━━━━━ Source excerpt ━━━━━

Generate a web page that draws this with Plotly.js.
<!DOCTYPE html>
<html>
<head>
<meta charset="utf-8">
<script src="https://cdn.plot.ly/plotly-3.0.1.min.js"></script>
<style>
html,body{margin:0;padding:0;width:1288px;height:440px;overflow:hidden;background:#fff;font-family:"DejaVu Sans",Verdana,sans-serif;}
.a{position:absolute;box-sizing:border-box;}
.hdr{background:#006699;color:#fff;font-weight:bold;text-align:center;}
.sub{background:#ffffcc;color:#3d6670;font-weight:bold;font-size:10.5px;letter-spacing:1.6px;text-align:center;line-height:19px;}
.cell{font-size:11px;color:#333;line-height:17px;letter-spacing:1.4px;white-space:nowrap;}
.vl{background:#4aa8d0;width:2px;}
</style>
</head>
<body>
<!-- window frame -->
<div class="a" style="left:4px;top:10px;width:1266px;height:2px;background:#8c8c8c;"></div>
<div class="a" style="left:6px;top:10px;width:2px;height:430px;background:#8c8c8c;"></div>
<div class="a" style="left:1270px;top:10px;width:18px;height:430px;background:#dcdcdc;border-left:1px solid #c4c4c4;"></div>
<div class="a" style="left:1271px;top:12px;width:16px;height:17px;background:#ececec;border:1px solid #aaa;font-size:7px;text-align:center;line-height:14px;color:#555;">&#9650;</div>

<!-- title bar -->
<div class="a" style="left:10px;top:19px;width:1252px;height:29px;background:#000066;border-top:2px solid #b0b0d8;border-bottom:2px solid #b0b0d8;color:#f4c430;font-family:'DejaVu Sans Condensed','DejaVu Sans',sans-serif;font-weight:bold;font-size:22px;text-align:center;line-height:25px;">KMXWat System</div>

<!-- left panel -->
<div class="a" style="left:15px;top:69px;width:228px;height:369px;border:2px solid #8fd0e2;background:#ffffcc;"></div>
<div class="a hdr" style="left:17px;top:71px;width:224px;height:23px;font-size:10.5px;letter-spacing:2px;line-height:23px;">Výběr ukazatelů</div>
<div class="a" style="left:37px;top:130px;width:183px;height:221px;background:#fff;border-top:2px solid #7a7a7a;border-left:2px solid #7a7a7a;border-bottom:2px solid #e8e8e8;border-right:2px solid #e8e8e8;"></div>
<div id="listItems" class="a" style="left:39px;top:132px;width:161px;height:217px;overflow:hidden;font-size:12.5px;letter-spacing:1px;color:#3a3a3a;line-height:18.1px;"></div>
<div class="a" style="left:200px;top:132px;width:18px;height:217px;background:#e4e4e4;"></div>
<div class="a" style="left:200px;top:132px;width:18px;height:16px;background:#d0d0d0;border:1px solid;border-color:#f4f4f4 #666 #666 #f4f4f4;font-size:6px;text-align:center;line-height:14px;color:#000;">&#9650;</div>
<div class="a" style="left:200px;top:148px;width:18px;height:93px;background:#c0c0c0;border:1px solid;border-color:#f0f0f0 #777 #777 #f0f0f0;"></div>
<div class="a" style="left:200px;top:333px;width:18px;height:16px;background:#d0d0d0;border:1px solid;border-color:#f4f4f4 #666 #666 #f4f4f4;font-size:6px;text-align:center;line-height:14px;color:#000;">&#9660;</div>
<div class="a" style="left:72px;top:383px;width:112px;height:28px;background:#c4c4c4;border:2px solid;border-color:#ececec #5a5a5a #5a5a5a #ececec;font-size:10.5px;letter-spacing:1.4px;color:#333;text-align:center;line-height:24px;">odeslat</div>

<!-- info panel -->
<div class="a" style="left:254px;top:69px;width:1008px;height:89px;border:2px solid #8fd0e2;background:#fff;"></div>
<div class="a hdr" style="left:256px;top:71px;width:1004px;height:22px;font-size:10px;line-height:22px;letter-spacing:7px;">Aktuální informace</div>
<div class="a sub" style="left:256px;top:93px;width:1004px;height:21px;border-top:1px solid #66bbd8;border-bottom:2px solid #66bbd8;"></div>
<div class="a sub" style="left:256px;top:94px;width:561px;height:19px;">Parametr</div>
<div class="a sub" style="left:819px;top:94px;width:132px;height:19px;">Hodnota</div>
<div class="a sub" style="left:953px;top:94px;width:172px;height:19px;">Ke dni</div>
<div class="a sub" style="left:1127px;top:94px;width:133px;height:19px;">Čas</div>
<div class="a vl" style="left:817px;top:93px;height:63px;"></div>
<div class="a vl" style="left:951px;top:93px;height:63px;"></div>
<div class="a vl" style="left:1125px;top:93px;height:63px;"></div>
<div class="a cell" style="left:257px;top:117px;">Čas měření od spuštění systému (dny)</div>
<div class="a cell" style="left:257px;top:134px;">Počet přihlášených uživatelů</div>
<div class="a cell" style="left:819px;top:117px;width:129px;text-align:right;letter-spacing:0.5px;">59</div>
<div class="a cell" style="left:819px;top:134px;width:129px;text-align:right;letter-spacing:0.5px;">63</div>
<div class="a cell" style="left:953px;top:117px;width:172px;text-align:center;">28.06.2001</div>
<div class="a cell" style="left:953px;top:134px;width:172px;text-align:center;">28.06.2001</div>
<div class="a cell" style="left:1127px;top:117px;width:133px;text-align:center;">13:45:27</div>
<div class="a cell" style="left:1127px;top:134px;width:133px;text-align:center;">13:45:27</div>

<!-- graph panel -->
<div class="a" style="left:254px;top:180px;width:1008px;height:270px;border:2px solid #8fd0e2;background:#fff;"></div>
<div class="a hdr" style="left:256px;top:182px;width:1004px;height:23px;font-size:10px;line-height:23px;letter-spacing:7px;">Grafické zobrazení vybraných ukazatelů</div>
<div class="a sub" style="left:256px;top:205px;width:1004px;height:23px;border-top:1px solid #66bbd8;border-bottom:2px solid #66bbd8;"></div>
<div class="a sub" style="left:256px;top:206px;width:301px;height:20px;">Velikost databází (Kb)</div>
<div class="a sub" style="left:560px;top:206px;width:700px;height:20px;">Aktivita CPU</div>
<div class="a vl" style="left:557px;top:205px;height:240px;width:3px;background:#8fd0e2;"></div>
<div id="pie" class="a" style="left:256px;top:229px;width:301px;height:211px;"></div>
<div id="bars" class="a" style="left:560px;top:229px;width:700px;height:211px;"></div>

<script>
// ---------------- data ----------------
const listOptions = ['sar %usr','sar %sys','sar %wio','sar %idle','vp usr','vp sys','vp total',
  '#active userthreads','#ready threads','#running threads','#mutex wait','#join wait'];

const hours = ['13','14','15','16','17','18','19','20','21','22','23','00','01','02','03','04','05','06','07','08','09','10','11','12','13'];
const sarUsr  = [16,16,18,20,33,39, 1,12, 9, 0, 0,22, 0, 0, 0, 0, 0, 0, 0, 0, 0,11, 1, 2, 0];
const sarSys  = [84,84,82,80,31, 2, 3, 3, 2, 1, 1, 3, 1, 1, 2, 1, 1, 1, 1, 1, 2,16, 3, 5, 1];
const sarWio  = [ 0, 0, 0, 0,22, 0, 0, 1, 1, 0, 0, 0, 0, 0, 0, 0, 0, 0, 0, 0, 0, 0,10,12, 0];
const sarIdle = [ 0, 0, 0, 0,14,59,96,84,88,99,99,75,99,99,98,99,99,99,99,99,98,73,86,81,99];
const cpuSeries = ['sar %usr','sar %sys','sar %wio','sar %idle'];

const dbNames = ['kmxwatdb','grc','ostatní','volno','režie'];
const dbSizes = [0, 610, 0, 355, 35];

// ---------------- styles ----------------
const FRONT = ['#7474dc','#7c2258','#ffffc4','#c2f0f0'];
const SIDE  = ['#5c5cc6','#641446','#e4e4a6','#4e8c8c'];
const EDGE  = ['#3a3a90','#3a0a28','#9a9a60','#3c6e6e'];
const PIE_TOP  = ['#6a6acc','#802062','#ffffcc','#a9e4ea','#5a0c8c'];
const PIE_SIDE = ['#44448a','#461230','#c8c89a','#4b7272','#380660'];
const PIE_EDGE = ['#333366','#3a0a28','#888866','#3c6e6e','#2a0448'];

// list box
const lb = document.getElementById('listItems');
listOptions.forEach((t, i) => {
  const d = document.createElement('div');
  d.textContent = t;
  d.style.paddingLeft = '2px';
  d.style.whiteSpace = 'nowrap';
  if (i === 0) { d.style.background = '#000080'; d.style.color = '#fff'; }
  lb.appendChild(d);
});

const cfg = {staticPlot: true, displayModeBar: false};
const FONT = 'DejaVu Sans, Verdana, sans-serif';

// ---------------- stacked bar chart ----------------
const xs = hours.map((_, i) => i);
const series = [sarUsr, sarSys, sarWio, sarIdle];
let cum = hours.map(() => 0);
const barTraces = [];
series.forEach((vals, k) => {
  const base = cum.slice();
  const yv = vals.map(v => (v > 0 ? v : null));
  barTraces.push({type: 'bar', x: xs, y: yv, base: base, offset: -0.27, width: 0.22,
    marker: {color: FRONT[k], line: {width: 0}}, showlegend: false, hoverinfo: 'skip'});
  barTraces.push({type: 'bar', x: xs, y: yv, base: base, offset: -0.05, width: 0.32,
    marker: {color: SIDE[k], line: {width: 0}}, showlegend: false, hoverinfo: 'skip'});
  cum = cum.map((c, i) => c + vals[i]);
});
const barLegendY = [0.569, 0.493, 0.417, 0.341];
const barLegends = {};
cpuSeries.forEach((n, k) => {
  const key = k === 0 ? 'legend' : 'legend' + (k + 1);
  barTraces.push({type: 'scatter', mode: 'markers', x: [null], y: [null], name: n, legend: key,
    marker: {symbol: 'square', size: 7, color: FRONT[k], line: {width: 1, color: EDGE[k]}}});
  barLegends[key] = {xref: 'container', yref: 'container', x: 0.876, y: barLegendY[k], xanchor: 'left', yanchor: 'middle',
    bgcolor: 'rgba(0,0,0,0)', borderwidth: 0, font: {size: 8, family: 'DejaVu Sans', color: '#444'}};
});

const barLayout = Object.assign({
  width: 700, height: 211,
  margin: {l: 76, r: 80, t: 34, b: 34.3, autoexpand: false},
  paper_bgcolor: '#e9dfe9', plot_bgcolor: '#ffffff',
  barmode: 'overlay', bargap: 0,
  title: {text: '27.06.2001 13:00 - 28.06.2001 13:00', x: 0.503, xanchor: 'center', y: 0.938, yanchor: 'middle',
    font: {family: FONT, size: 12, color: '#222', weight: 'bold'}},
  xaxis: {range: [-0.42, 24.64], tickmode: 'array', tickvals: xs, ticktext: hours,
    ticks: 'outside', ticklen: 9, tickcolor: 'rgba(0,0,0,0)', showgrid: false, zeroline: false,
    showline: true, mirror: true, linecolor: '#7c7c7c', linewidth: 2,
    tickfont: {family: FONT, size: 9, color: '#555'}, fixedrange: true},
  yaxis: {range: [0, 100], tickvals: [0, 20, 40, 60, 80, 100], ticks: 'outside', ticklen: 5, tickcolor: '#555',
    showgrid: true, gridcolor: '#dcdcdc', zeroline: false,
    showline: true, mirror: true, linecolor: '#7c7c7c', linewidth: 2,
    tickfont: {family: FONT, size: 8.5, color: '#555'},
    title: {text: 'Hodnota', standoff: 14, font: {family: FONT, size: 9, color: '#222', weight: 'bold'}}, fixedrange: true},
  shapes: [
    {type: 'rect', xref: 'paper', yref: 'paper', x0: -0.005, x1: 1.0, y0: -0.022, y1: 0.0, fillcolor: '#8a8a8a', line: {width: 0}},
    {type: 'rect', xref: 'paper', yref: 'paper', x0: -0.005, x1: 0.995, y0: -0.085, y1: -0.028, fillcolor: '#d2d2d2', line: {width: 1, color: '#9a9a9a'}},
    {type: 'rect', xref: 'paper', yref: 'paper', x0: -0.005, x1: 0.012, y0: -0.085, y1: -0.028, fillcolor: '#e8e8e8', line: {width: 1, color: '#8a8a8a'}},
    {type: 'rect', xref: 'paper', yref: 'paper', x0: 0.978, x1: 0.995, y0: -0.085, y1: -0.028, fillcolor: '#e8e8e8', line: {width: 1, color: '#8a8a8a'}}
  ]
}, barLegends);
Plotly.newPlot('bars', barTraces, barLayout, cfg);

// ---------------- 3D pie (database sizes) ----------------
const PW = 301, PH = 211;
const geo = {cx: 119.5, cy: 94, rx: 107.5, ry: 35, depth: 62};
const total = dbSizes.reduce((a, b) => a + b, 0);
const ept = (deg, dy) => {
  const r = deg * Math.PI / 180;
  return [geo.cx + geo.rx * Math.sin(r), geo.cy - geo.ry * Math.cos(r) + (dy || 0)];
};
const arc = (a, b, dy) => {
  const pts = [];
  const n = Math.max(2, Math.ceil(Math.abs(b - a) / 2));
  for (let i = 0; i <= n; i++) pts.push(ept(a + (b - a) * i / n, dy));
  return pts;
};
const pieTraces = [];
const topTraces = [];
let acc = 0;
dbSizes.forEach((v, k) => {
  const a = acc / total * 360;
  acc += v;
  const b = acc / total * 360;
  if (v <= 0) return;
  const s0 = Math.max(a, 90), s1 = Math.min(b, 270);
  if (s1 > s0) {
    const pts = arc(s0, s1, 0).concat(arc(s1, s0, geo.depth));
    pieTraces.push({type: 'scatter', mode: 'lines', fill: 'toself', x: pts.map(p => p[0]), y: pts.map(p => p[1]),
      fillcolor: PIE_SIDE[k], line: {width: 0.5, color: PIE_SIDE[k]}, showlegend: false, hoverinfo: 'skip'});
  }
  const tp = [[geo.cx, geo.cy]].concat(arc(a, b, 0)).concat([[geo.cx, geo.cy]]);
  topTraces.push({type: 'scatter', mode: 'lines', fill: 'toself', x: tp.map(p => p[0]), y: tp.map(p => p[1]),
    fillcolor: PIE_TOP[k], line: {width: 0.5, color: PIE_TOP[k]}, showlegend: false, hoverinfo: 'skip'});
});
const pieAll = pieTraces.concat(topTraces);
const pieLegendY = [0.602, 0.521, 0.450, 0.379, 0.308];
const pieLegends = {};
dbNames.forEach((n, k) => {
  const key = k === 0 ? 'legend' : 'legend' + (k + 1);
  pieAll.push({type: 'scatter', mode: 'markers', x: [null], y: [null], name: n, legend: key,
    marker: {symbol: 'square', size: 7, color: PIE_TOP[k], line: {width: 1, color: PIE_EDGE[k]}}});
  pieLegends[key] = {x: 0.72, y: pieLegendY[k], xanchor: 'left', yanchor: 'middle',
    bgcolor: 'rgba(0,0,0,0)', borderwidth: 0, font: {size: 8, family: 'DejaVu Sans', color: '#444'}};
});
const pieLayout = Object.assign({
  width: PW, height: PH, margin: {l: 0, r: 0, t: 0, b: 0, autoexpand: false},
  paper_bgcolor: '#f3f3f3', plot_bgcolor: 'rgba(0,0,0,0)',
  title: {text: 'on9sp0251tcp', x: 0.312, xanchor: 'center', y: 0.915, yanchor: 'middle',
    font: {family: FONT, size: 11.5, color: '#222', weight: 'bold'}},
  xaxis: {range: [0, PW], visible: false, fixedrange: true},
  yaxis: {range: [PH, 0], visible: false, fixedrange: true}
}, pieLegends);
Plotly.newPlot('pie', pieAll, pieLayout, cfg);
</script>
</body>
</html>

━━━━━

* [Task objective]: What you return should be the lines from the start of the data through the line with "solid #b0b0d8;border-bottom:2px solid", quoted exactly and nothing more.

* [Exercise answer]:
Generate a web page that draws this with Plotly.js.
<!DOCTYPE html>
<html>
<head>
<meta charset="utf-8">
<script src="https://cdn.plot.ly/plotly-3.0.1.min.js"></script>
<style>
html,body{margin:0;padding:0;width:1288px;height:440px;overflow:hidden;background:#fff;font-family:"DejaVu Sans",Verdana,sans-serif;}
.a{position:absolute;box-sizing:border-box;}
.hdr{background:#006699;color:#fff;font-weight:bold;text-align:center;}
.sub{background:#ffffcc;color:#3d6670;font-weight:bold;font-size:10.5px;letter-spacing:1.6px;text-align:center;line-height:19px;}
.cell{font-size:11px;color:#333;line-height:17px;letter-spacing:1.4px;white-space:nowrap;}
.vl{background:#4aa8d0;width:2px;}
</style>
</head>
<body>
<!-- window frame -->
<div class="a" style="left:4px;top:10px;width:1266px;height:2px;background:#8c8c8c;"></div>
<div class="a" style="left:6px;top:10px;width:2px;height:430px;background:#8c8c8c;"></div>
<div class="a" style="left:1270px;top:10px;width:18px;height:430px;background:#dcdcdc;border-left:1px solid #c4c4c4;"></div>
<div class="a" style="left:1271px;top:12px;width:16px;height:17px;background:#ececec;border:1px solid #aaa;font-size:7px;text-align:center;line-height:14px;color:#555;">&#9650;</div>

<!-- title bar -->
<div class="a" style="left:10px;top:19px;width:1252px;height:29px;background:#000066;border-top:2px solid #b0b0d8;border-bottom:2px solid #b0b0d8;color:#f4c430;font-family:'DejaVu Sans Condensed','DejaVu Sans',sans-serif;font-weight:bold;font-size:22px;text-align:center;line-height:25px;">KMXWat System</div>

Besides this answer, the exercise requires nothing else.